Copy everything in the listing below word for word, apart from any images.
------ RECORDED DATA ------
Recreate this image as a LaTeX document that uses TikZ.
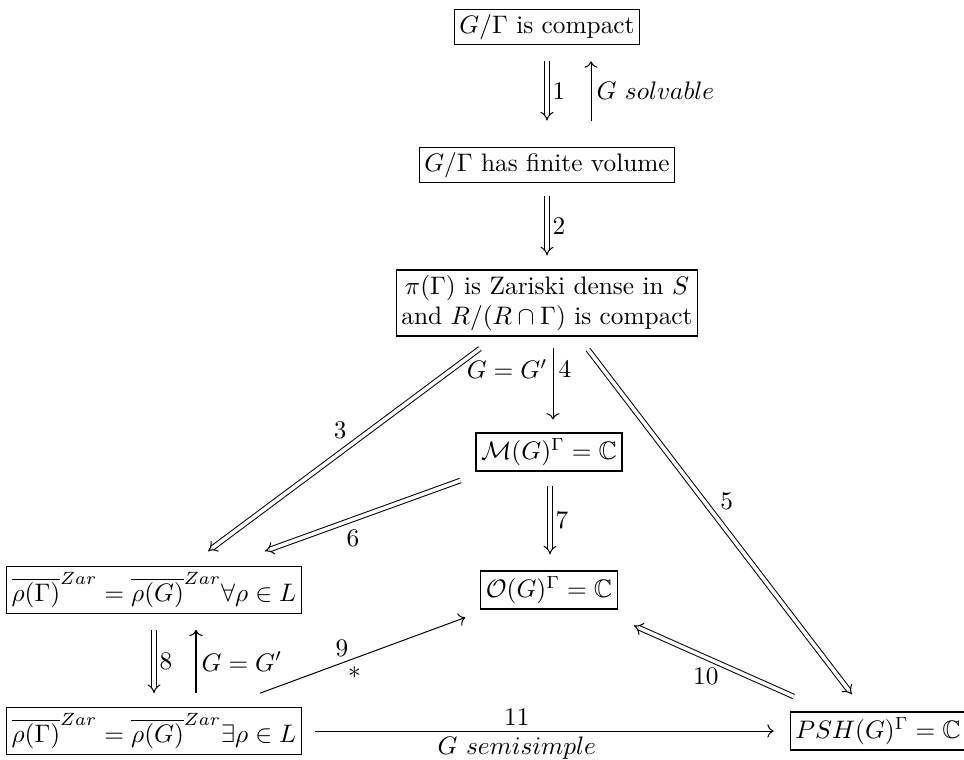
\documentclass[tikz,border=0pt]{standalone}
\usepackage{amsmath,amssymb}
\usetikzlibrary{arrows.meta,calc}
\begin{document}
\begin{tikzpicture}[x=0.395pt,y=-0.395pt,
  box/.style={draw,line width=0.5pt,inner xsep=2pt,inner ysep=2pt},
  imp/.style={double,double distance=1.4pt,line width=0.4pt,-{Implies}},
  sgl/.style={line width=0.4pt,-{To}},
  lbl/.style={inner sep=2pt}]
\useasboundingbox (0,0) rectangle (964,760);
\node[box] (A) at (547,27) {$G/\Gamma$ is compact};
\node[box] (B) at (547,165) {$G/\Gamma$ has finite volume};
\node[box,align=center] (C) at (547,303) {$\pi(\Gamma)$ is Zariski dense in $S$\\and $R/(R\cap\Gamma)$ is compact};
\node[box] (D) at (549,452) {$\mathcal{M}(G)^\Gamma=\mathbb{C}$};
\node[box] (E) at (549,590) {$\mathcal{O}(G)^\Gamma=\mathbb{C}$};
\node[box] (F) at (154,590) {$\overline{\rho(\Gamma)}^{Zar}=\overline{\rho(G)}^{Zar}\forall\rho\in L$};
\node[box] (K) at (154,731) {$\overline{\rho(\Gamma)}^{Zar}=\overline{\rho(G)}^{Zar}\exists\rho\in L$};
\node[box] (H) at (878,731) {$PSH(G)^\Gamma=\mathbb{C}$};
% 1 and G solvable
\draw[imp] ($(A.south)+(0,16)$) -- ($(B.north)+(0,-26)$) node[midway,right,lbl]{$1$};
\draw[sgl] ($(B.north)+(44,-26)$) -- ($(A.south)+(44,16)$) node[midway,right,lbl]{$G\ solvable$};
% 2
\draw[imp] ($(B.south)+(0,13)$) -- ($(C.north)+(0,-14)$) node[midway,right,lbl]{$2$};
% 4
\draw[sgl] ($(C.south)+(6,11)$) -- ($(D.north)+(4,-13)$) node[pos=0.3,right,lbl]{$4$} node[pos=0.3,left,lbl]{$G=G'$};
% 3
\draw[imp] ($(C.south)+(-67,12)$) -- ($(F.north)+(54,-15)$) node[pos=0.47,above left,lbl]{$3$};
% 5
\draw[imp] ($(C.south)+(41,13)$) -- ($(H.north)+(-26,-17)$) node[pos=0.48,above right,lbl]{$5$};
% 6
\draw[imp] ($(D.south west)+(-15,9)$) -- ($(F.north)+(111,-15)$) node[pos=0.55,below,inner sep=4pt]{$6$};
% 7
\draw[imp] ($(D.south)+(1,14)$) -- ($(E.north)+(1,-16)$) node[midway,right,lbl]{$7$};
% 8 and G=G'
\draw[imp] ($(F.south)+(0,16)$) -- ($(K.north)+(0,-14)$) node[midway,right,lbl]{$8$};
\draw[sgl] ($(K.north)+(42,-14)$) -- ($(F.south)+(42,16)$) node[midway,right,lbl]{$G=G'$};
% 9
\draw[sgl] ($(K.north)+(106,-14)$) -- ($(E.south west)+(-15,8)$) node[pos=0.40,above,inner sep=2.5pt]{$9$} node[pos=0.46,below,inner sep=3pt]{$*$};
% 10
\draw[imp] ($(H.north west)+(4,-15)$) -- ($(E.south east)+(16,16)$) node[pos=0.55,below,inner sep=4pt]{$10$};
% 11
\draw[sgl] ($(K.east)+(13,0)$) -- ($(H.west)+(-16,0)$) node[pos=0.44,above,lbl]{$11$} node[pos=0.44,below,lbl]{$G\ semisimple$};
\end{tikzpicture}
\end{document}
------
**WRITTEN ANSWER**
Recreate this image as a LaTeX document that uses TikZ.
\documentclass[tikz,border=0pt]{standalone}
\usepackage{amsmath,amssymb}
\usetikzlibrary{arrows.meta,calc}
\begin{document}
\begin{tikzpicture}[x=0.395pt,y=-0.395pt,
  box/.style={draw,line width=0.5pt,inner xsep=2pt,inner ysep=2pt},
  imp/.style={double,double distance=1.4pt,line width=0.4pt,-{Implies}},
  sgl/.style={line width=0.4pt,-{To}},
  lbl/.style={inner sep=2pt}]
\useasboundingbox (0,0) rectangle (964,760);
\node[box] (A) at (547,27) {$G/\Gamma$ is compact};
\node[box] (B) at (547,165) {$G/\Gamma$ has finite volume};
\node[box,align=center] (C) at (547,303) {$\pi(\Gamma)$ is Zariski dense in $S$\\and $R/(R\cap\Gamma)$ is compact};
\node[box] (D) at (549,452) {$\mathcal{M}(G)^\Gamma=\mathbb{C}$};
\node[box] (E) at (549,590) {$\mathcal{O}(G)^\Gamma=\mathbb{C}$};
\node[box] (F) at (154,590) {$\overline{\rho(\Gamma)}^{Zar}=\overline{\rho(G)}^{Zar}\forall\rho\in L$};
\node[box] (K) at (154,731) {$\overline{\rho(\Gamma)}^{Zar}=\overline{\rho(G)}^{Zar}\exists\rho\in L$};
\node[box] (H) at (878,731) {$PSH(G)^\Gamma=\mathbb{C}$};
% 1 and G solvable
\draw[imp] ($(A.south)+(0,16)$) -- ($(B.north)+(0,-26)$) node[midway,right,lbl]{$1$};
\draw[sgl] ($(B.north)+(44,-26)$) -- ($(A.south)+(44,16)$) node[midway,right,lbl]{$G\ solvable$};
% 2
\draw[imp] ($(B.south)+(0,13)$) -- ($(C.north)+(0,-14)$) node[midway,right,lbl]{$2$};
% 4
\draw[sgl] ($(C.south)+(6,11)$) -- ($(D.north)+(4,-13)$) node[pos=0.3,right,lbl]{$4$} node[pos=0.3,left,lbl]{$G=G'$};
% 3
\draw[imp] ($(C.south)+(-67,12)$) -- ($(F.north)+(54,-15)$) node[pos=0.47,above left,lbl]{$3$};
% 5
\draw[imp] ($(C.south)+(41,13)$) -- ($(H.north)+(-26,-17)$) node[pos=0.48,above right,lbl]{$5$};
% 6
\draw[imp] ($(D.south west)+(-15,9)$) -- ($(F.north)+(111,-15)$) node[pos=0.55,below,inner sep=4pt]{$6$};
% 7
\draw[imp] ($(D.south)+(1,14)$) -- ($(E.north)+(1,-16)$) node[midway,right,lbl]{$7$};
% 8 and G=G'
\draw[imp] ($(F.south)+(0,16)$) -- ($(K.north)+(0,-14)$) node[midway,right,lbl]{$8$};
\draw[sgl] ($(K.north)+(42,-14)$) -- ($(F.south)+(42,16)$) node[midway,right,lbl]{$G=G'$};
% 9
\draw[sgl] ($(K.north)+(106,-14)$) -- ($(E.south west)+(-15,8)$) node[pos=0.40,above,inner sep=2.5pt]{$9$} node[pos=0.46,below,inner sep=3pt]{$*$};
% 10
\draw[imp] ($(H.north west)+(4,-15)$) -- ($(E.south east)+(16,16)$) node[pos=0.55,below,inner sep=4pt]{$10$};
% 11
\draw[sgl] ($(K.east)+(13,0)$) -- ($(H.west)+(-16,0)$) node[pos=0.44,above,lbl]{$11$} node[pos=0.44,below,lbl]{$G\ semisimple$};
\end{tikzpicture}
\end{document}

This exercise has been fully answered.